Rule of the Bone is narrated by Chappie (a.k.a. Bone), a 14-year-old pothead who lives in upstate NY.  Chappie's voice is informal and full of attitude -- lots of long, run-on sentences that feel breathless and realistically teenage-y.  In the first chapter, he steals from his mom and stepfather to buy pot, smokes, and holds his stepfather's rifle up to the window to imagine shooting people walking by.  It's not hard to tell that he's been through something bad, though the details of what's happened to him don't emerge immediately.  There's a lot of anger in the narration, but Chappie is also an appealing anti-hero.  He's been called a next-generation Holden Caulfield, and I think the comparison is apt.

As the story progresses, Chappie undergoes a series of transformations: he is presumed dead after a fire, and runs away with a friend; together, they get tattoos, and Chappie reinvents himself as Bone because of his chosen symbol (see book cover).  Other major characters emerge: Froggy, a.k.a. Rose, a little girl who Bone tries to save, sort of; I-Man, a Rastafarian illegal immigrant who takes Bone under his wing.  Much of the second half of the book takes place in Jamaica.  Because of the journey aspect of the book, and the racial themes which become prevalent as Bone grows close to I-Man and tries to emulate him, Rule of the Bone has been likened to Huckleberry Finn as well.

Teaching Rule of the Bone allows me to break open conversations with my students about identity, race relations, drug use, abuse, sexuality, what it means to be a family, and all kinds of juicy symbolism.  Given the TV and movies they watch and the video games they play, I'm pretty sure that most of the content we address, while shocking, isn't out of the realm of what they've seen before.  The difference is that we're analyzing it in a community.  By bringing these subjects into the classroom, we can identify and explore them -- it's a kind of safe space.

I introduce Rule of the Bone by providing my students with a list of the most frequently banned books of the last decade.  (I'm stacking the deck here: the #1 banned book is Harry Potter, which elicits immediate shock waves.)  Using this list as evidence, I ask them to debate the statement:

"Student exposure to controversial material should be limited in some cases."

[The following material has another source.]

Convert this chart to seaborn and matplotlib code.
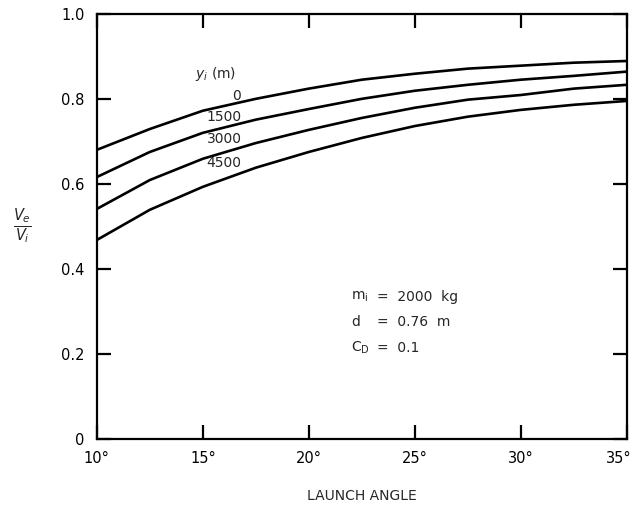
import matplotlib
matplotlib.use('Agg')
import matplotlib.pyplot as plt
import matplotlib.transforms as mtransforms
import numpy as np
import pandas as pd
import seaborn as sns

# launch angle (deg) and Ve/Vi, one list per altitude
angles = [10, 12.5, 15, 17.5, 20, 22.5, 25, 27.5, 30, 32.5, 35]
ratio_0 = [0.680, 0.729, 0.772, 0.800, 0.824, 0.845, 0.859, 0.871, 0.878, 0.885, 0.889]
ratio_1500 = [0.616, 0.675, 0.720, 0.751, 0.776, 0.800, 0.819, 0.833, 0.845, 0.854, 0.864]
ratio_3000 = [0.541, 0.609, 0.659, 0.696, 0.727, 0.755, 0.779, 0.798, 0.809, 0.824, 0.833]
ratio_4500 = [0.468, 0.539, 0.593, 0.638, 0.675, 0.708, 0.736, 0.758, 0.774, 0.786, 0.795]
altitudes = ['0', '1500', '3000', '4500']

x_ticks = [10, 15, 20, 25, 30, 35]
x_labels = ['10°', '15°', '20°', '25°', '30°', '35°']
y_ticks = [0, 0.2, 0.4, 0.6, 0.8, 1.0]
y_labels = ['0', '0.2', '0.4', '0.6', '0.8', '1.0']

frames = []
for alt, vals in zip(altitudes, [ratio_0, ratio_1500, ratio_3000, ratio_4500]):
    frames.append(pd.DataFrame({'angle': angles, 'ratio': vals, 'alt': alt}))
df = pd.concat(frames, ignore_index=True)

sns.set_style('ticks')
plt.rcParams['font.family'] = ['DejaVu Sans']

fig = plt.figure(figsize=(6.37, 5.11), dpi=100)
ax = fig.add_axes([0.152, 0.141, 0.832, 0.832])

sns.lineplot(data=df, x='angle', y='ratio', hue='alt', palette=['black'] * 4,
             linewidth=1.9, legend=False, ax=ax)

ax.set_xlim(10, 35)
ax.set_ylim(0, 1.0)
ax.set_xticks(x_ticks)
ax.set_xticklabels(x_labels)
ax.set_yticks(y_ticks)
ax.set_yticklabels(y_labels)
ax.tick_params(direction='in', length=10, width=1.6, top=True, right=True,
               labelsize=10.5, colors='black', pad=9)
for s in ax.spines.values():
    s.set_linewidth(1.6)
    s.set_color('black')

# last x label sits right at the figure edge, nudge it left a bit
last = ax.get_xticklabels()[-1]
last.set_transform(last.get_transform() + mtransforms.ScaledTranslation(-6 / 72, 0, fig.dpi_scale_trans))

ax.set_xlabel('LAUNCH ANGLE', fontsize=10, labelpad=16)
ax.set_ylabel(r'$\frac{V_e}{V_i}$', fontsize=15, rotation=0, labelpad=28, va='center')

# curve labels
ax.text(15.6, 0.858, r'$y_i$ (m)', fontsize=10, ha='center', va='center')
lab_pos = {'0': (16.6, 0.806), '1500': (16.0, 0.757), '3000': (16.0, 0.705), '4500': (16.0, 0.650)}
for alt in altitudes:
    px, py = lab_pos[alt]
    ax.text(px, py, alt, fontsize=10, ha='center', va='center')

# parameter block
ax.text(22.0, 0.334, r'$\mathregular{m_i}$', fontsize=10, va='center')
ax.text(23.2, 0.334, '=  2000  kg', fontsize=10, va='center')
ax.text(22.0, 0.275, 'd', fontsize=10, va='center')
ax.text(23.2, 0.275, '=  0.76  m', fontsize=10, va='center')
ax.text(22.0, 0.214, r'$\mathregular{C_D}$', fontsize=10, va='center')
ax.text(23.2, 0.214, '=  0.1', fontsize=10, va='center')

fig.savefig('out.png', dpi=100)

I give them rules for the debate: one person at a time, direct opposing arguments, etc.  Then I sit back and watch them make all the arguments on both sides.  In the last five minutes of class, I tell them that the book we're about to read contains controversial material.  I encourage them to think about all of the arguments they've made for allowing mature students to handle complex and touchy subjects.  I ask for their maturity.  I ask them not to read ahead, but if they do, not to spoil the plot. Then we read a really excellent, complicated book -- together.

Love, Annie

3 comments:

  1. Rule of the Bone! I still remember reading it and the project I did based on it. I loved that unit.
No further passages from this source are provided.